>>>
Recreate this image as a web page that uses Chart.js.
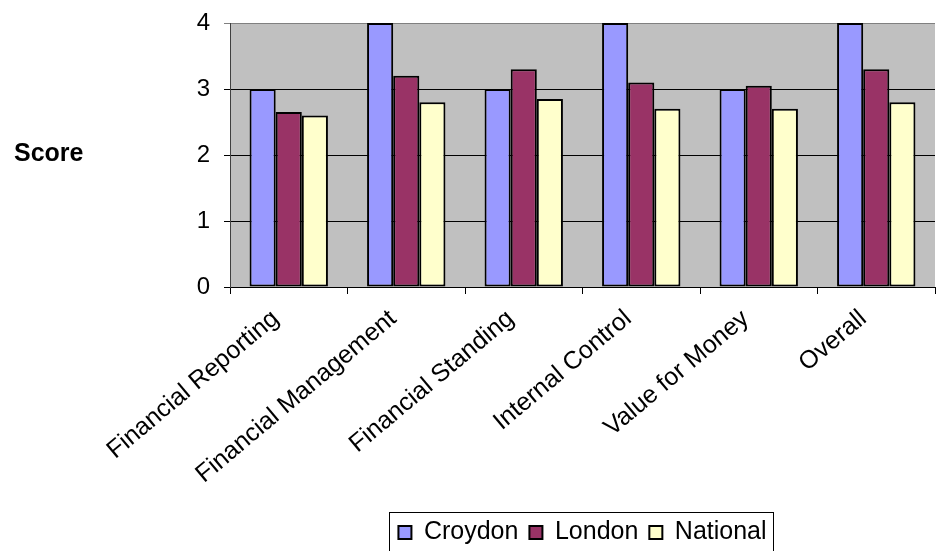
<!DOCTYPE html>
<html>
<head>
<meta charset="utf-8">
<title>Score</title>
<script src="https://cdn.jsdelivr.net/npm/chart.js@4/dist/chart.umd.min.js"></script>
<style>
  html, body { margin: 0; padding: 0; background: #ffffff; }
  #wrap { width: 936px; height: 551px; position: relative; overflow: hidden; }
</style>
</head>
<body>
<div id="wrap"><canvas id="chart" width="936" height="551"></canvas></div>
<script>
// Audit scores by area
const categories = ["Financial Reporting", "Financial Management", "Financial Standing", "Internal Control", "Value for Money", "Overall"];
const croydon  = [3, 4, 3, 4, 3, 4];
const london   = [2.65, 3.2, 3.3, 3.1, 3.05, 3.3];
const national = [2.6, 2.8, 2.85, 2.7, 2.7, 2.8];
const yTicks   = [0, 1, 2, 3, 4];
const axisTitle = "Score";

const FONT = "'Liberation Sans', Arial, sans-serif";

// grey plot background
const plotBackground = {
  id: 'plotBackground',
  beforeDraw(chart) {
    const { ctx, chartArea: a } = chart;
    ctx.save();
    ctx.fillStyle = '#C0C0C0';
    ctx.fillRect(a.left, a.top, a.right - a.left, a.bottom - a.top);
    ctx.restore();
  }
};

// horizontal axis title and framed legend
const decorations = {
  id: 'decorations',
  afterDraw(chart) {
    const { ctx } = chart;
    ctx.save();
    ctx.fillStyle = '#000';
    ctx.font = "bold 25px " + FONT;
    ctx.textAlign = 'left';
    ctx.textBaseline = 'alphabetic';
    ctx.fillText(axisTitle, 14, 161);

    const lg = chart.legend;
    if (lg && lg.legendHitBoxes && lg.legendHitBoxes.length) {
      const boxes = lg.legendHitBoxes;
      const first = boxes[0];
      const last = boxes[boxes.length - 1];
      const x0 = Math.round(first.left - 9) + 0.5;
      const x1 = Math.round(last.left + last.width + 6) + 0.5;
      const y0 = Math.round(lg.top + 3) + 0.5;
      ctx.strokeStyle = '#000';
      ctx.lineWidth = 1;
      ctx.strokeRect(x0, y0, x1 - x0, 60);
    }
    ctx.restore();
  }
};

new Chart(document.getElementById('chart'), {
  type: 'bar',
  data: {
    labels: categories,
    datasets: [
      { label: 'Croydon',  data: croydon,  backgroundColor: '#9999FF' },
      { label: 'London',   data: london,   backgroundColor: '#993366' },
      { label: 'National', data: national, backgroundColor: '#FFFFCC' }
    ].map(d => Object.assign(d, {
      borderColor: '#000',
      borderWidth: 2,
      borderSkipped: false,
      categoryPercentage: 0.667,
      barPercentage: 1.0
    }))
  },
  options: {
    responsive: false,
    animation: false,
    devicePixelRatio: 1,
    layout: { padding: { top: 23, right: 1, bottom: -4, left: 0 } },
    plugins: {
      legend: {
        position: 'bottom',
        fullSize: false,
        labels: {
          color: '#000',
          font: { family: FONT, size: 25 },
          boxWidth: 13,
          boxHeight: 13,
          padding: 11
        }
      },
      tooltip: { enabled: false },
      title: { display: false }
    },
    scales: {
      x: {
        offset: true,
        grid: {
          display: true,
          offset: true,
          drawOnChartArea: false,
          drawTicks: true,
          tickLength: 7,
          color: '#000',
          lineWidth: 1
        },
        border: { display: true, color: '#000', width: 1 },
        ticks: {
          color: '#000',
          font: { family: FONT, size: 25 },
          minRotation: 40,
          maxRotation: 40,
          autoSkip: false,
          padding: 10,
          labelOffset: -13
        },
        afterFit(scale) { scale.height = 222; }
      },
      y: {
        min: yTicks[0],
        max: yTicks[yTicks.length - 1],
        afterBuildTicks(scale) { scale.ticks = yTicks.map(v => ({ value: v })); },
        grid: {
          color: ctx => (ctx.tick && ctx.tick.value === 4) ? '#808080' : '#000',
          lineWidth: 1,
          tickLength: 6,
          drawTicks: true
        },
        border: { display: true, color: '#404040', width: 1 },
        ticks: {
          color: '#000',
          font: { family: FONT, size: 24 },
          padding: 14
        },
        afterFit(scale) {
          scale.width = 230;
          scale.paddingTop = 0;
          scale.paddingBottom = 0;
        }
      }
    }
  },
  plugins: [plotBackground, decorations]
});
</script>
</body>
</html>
<<<
#### [Problem details]
Retype everything in the material word for word, minus pictures.

#### [Written answer]
Recreate this image as a web page that uses Chart.js.
<!DOCTYPE html>
<html>
<head>
<meta charset="utf-8">
<title>Score</title>
<script src="https://cdn.jsdelivr.net/npm/chart.js@4/dist/chart.umd.min.js"></script>
<style>
  html, body { margin: 0; padding: 0; background: #ffffff; }
  #wrap { width: 936px; height: 551px; position: relative; overflow: hidden; }
</style>
</head>
<body>
<div id="wrap"><canvas id="chart" width="936" height="551"></canvas></div>
<script>
// Audit scores by area
const categories = ["Financial Reporting", "Financial Management", "Financial Standing", "Internal Control", "Value for Money", "Overall"];
const croydon  = [3, 4, 3, 4, 3, 4];
const london   = [2.65, 3.2, 3.3, 3.1, 3.05, 3.3];
const national = [2.6, 2.8, 2.85, 2.7, 2.7, 2.8];
const yTicks   = [0, 1, 2, 3, 4];
const axisTitle = "Score";

const FONT = "'Liberation Sans', Arial, sans-serif";

// grey plot background
const plotBackground = {
  id: 'plotBackground',
  beforeDraw(chart) {
    const { ctx, chartArea: a } = chart;
    ctx.save();
    ctx.fillStyle = '#C0C0C0';
    ctx.fillRect(a.left, a.top, a.right - a.left, a.bottom - a.top);
    ctx.restore();
  }
};

// horizontal axis title and framed legend
const decorations = {
  id: 'decorations',
  afterDraw(chart) {
    const { ctx } = chart;
    ctx.save();
    ctx.fillStyle = '#000';
    ctx.font = "bold 25px " + FONT;
    ctx.textAlign = 'left';
    ctx.textBaseline = 'alphabetic';
    ctx.fillText(axisTitle, 14, 161);

    const lg = chart.legend;
    if (lg && lg.legendHitBoxes && lg.legendHitBoxes.length) {
      const boxes = lg.legendHitBoxes;
      const first = boxes[0];
      const last = boxes[boxes.length - 1];
      const x0 = Math.round(first.left - 9) + 0.5;
      const x1 = Math.round(last.left + last.width + 6) + 0.5;
      const y0 = Math.round(lg.top + 3) + 0.5;
      ctx.strokeStyle = '#000';
      ctx.lineWidth = 1;
      ctx.strokeRect(x0, y0, x1 - x0, 60);
    }
    ctx.restore();
  }
};

new Chart(document.getElementById('chart'), {
  type: 'bar',
  data: {
    labels: categories,
    datasets: [
      { label: 'Croydon',  data: croydon,  backgroundColor: '#9999FF' },
      { label: 'London',   data: london,   backgroundColor: '#993366' },
      { label: 'National', data: national, backgroundColor: '#FFFFCC' }
    ].map(d => Object.assign(d, {
      borderColor: '#000',
      borderWidth: 2,
      borderSkipped: false,
      categoryPercentage: 0.667,
      barPercentage: 1.0
    }))
  },
  options: {
    responsive: false,
    animation: false,
    devicePixelRatio: 1,
    layout: { padding: { top: 23, right: 1, bottom: -4, left: 0 } },
    plugins: {
      legend: {
        position: 'bottom',
        fullSize: false,
        labels: {
          color: '#000',
          font: { family: FONT, size: 25 },
          boxWidth: 13,
          boxHeight: 13,
          padding: 11
        }
      },
      tooltip: { enabled: false },
      title: { display: false }
    },
    scales: {
      x: {
        offset: true,
        grid: {
          display: true,
          offset: true,
          drawOnChartArea: false,
          drawTicks: true,
          tickLength: 7,
          color: '#000',
          lineWidth: 1
        },
        border: { display: true, color: '#000', width: 1 },
        ticks: {
          color: '#000',
          font: { family: FONT, size: 25 },
          minRotation: 40,
          maxRotation: 40,
          autoSkip: false,
          padding: 10,
          labelOffset: -13
        },
        afterFit(scale) { scale.height = 222; }
      },
      y: {
        min: yTicks[0],
        max: yTicks[yTicks.length - 1],
        afterBuildTicks(scale) { scale.ticks = yTicks.map(v => ({ value: v })); },
        grid: {
          color: ctx => (ctx.tick && ctx.tick.value === 4) ? '#808080' : '#000',
          lineWidth: 1,
          tickLength: 6,
          drawTicks: true
        },
        border: { display: true, color: '#404040', width: 1 },
        ticks: {
          color: '#000',
          font: { family: FONT, size: 24 },
          padding: 14
        },
        afterFit(scale) {
          scale.width = 230;
          scale.paddingTop = 0;
          scale.paddingBottom = 0;
        }
      }
    }
  },
  plugins: [plotBackground, decorations]
});
</script>
</body>
</html>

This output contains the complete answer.